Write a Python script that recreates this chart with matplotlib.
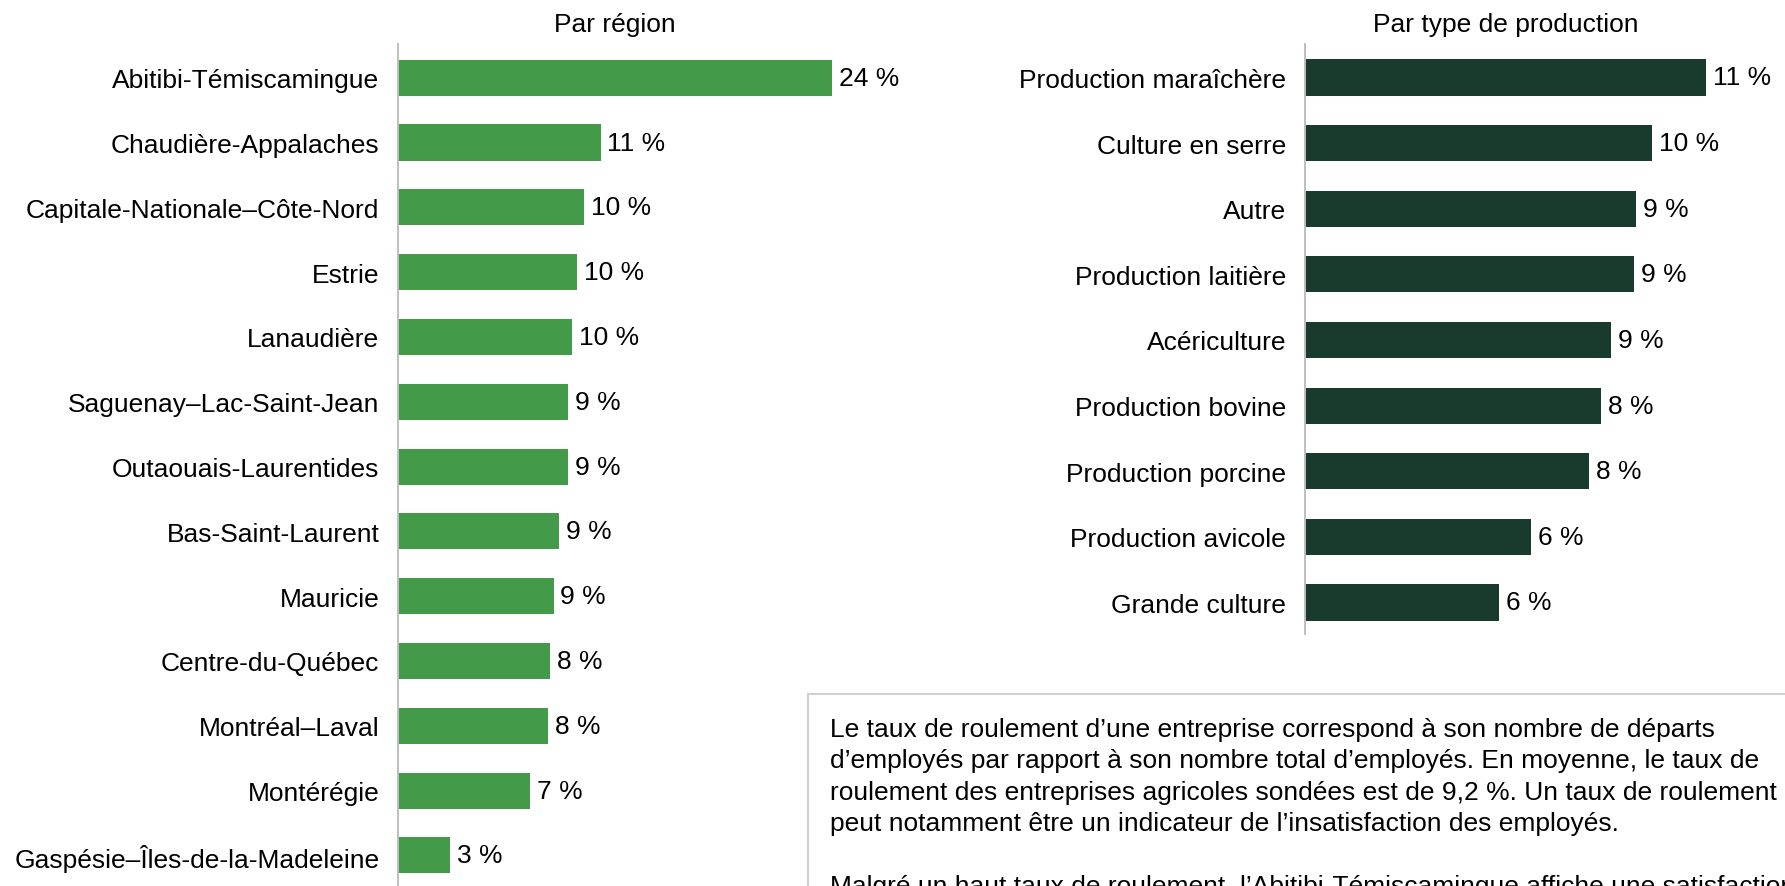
import matplotlib
matplotlib.use("Agg")
import matplotlib.pyplot as plt
from matplotlib.patches import Rectangle

plt.rcParams['font.family'] = ['Liberation Sans', 'DejaVu Sans']

regions = ["Abitibi-Témiscamingue", "Chaudière-Appalaches", "Capitale-Nationale–Côte-Nord",
           "Estrie", "Lanaudière", "Saguenay–Lac-Saint-Jean", "Outaouais-Laurentides",
           "Bas-Saint-Laurent", "Mauricie", "Centre-du-Québec", "Montréal–Laval",
           "Montérégie", "Gaspésie–Îles-de-la-Madeleine"]
region_values = [24.0, 11.2, 10.3, 9.9, 9.6, 9.4, 9.4, 8.9, 8.6, 8.4, 8.3, 7.3, 2.9]
region_labels = ["24 %", "11 %", "10 %", "10 %", "10 %", "9 %", "9 %", "9 %", "9 %",
                 "8 %", "8 %", "7 %", "3 %"]

productions = ["Production maraîchère", "Culture en serre", "Autre", "Production laitière",
               "Acériculture", "Production bovine", "Production porcine",
               "Production avicole", "Grande culture"]
production_values = [11.45, 9.9, 9.45, 9.4, 8.75, 8.45, 8.1, 6.45, 5.55]
production_labels = ["11 %", "10 %", "9 %", "9 %", "9 %", "8 %", "8 %", "6 %", "6 %"]

note_lines = [
    "Le taux de roulement d’une entreprise correspond à son nombre de départs",
    "d’employés par rapport à son nombre total d’employés. En moyenne, le taux de",
    "roulement des entreprises agricoles sondées est de 9,2 %. Un taux de roulement",
    "peut notamment être un indicateur de l’insatisfaction des employés.",
    "",
    "Malgré un haut taux de roulement, l’Abitibi-Témiscamingue affiche une satisfaction",
]

W, H = 1785, 887
fig = plt.figure(figsize=(W / 100, H / 100), dpi=100)

FS = 19
AXIS_COLOR = "#BFBFBF"


def px_axes(x0, y_top, x1, y_bot):
    return fig.add_axes([x0 / W, (H - y_bot) / H, (x1 - x0) / W, (y_bot - y_top) / H])


def draw(ax, cats, vals, labels, color, ylim, height):
    y = list(range(len(cats)))
    ax.barh(y, vals, height=height, color=color, zorder=2)
    ax.set_xlim(0, max(vals))
    ax.set_ylim(*ylim)
    ax.set_yticks(y)
    ax.set_yticklabels(cats, fontsize=FS, color="black")
    ax.tick_params(axis="y", length=0, pad=13.5)
    ax.set_xticks([])
    for s in ["top", "right", "bottom"]:
        ax.spines[s].set_visible(False)
    ax.spines["left"].set_color(AXIS_COLOR)
    ax.spines["left"].set_linewidth(1.4)
    ax.spines["left"].set_zorder(3)
    for yi, v, lab in zip(y, vals, labels):
        ax.annotate(lab, (v, yi), xytext=(5, 0), textcoords="offset points",
                    ha="left", va="center", fontsize=FS, color="black",
                    annotation_clip=False)


ax1 = px_axes(398, 45, 832, 892)
draw(ax1, regions, region_values, region_labels, "#439A48", (12.55, -0.52), 0.556)
fig.text(615 / W, (H - 25) / H, "Par région", ha="center", va="center", fontsize=FS)

ax2 = px_axes(1305, 45, 1706, 635)
draw(ax2, productions, production_values, production_labels, "#183B2E", (8.48, -0.51), 0.55)
fig.text(1506 / W, (H - 25) / H, "Par type de production", ha="center", va="center", fontsize=FS)

# note box
box = Rectangle((808 / W, -0.05), 1.1, (H - 695) / H + 0.05, transform=fig.transFigure,
                facecolor="white", edgecolor="#D0D0D0", linewidth=1.5, zorder=0)
fig.patches.append(box)
y0 = 730
for i, line in enumerate(note_lines):
    if line:
        fig.text(830 / W, (H - (y0 + i * 31.5)) / H, line, ha="left", va="center",
                 fontsize=19, color="black")

fig.savefig("out.png", dpi=100)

WRITTEN PROBLEM
Write out exactly the lines between the start of the data and the line with "fig = plt.figure(figsize=(W", including both, but none of the pictures.

FINISHED TASK
Write a Python script that recreates this chart with matplotlib.
import matplotlib
matplotlib.use("Agg")
import matplotlib.pyplot as plt
from matplotlib.patches import Rectangle

plt.rcParams['font.family'] = ['Liberation Sans', 'DejaVu Sans']

regions = ["Abitibi-Témiscamingue", "Chaudière-Appalaches", "Capitale-Nationale–Côte-Nord",
           "Estrie", "Lanaudière", "Saguenay–Lac-Saint-Jean", "Outaouais-Laurentides",
           "Bas-Saint-Laurent", "Mauricie", "Centre-du-Québec", "Montréal–Laval",
           "Montérégie", "Gaspésie–Îles-de-la-Madeleine"]
region_values = [24.0, 11.2, 10.3, 9.9, 9.6, 9.4, 9.4, 8.9, 8.6, 8.4, 8.3, 7.3, 2.9]
region_labels = ["24 %", "11 %", "10 %", "10 %", "10 %", "9 %", "9 %", "9 %", "9 %",
                 "8 %", "8 %", "7 %", "3 %"]

productions = ["Production maraîchère", "Culture en serre", "Autre", "Production laitière",
               "Acériculture", "Production bovine", "Production porcine",
               "Production avicole", "Grande culture"]
production_values = [11.45, 9.9, 9.45, 9.4, 8.75, 8.45, 8.1, 6.45, 5.55]
production_labels = ["11 %", "10 %", "9 %", "9 %", "9 %", "8 %", "8 %", "6 %", "6 %"]

note_lines = [
    "Le taux de roulement d’une entreprise correspond à son nombre de départs",
    "d’employés par rapport à son nombre total d’employés. En moyenne, le taux de",
    "roulement des entreprises agricoles sondées est de 9,2 %. Un taux de roulement",
    "peut notamment être un indicateur de l’insatisfaction des employés.",
    "",
    "Malgré un haut taux de roulement, l’Abitibi-Témiscamingue affiche une satisfaction",
]

W, H = 1785, 887
fig = plt.figure(figsize=(W / 100, H / 100), dpi=100)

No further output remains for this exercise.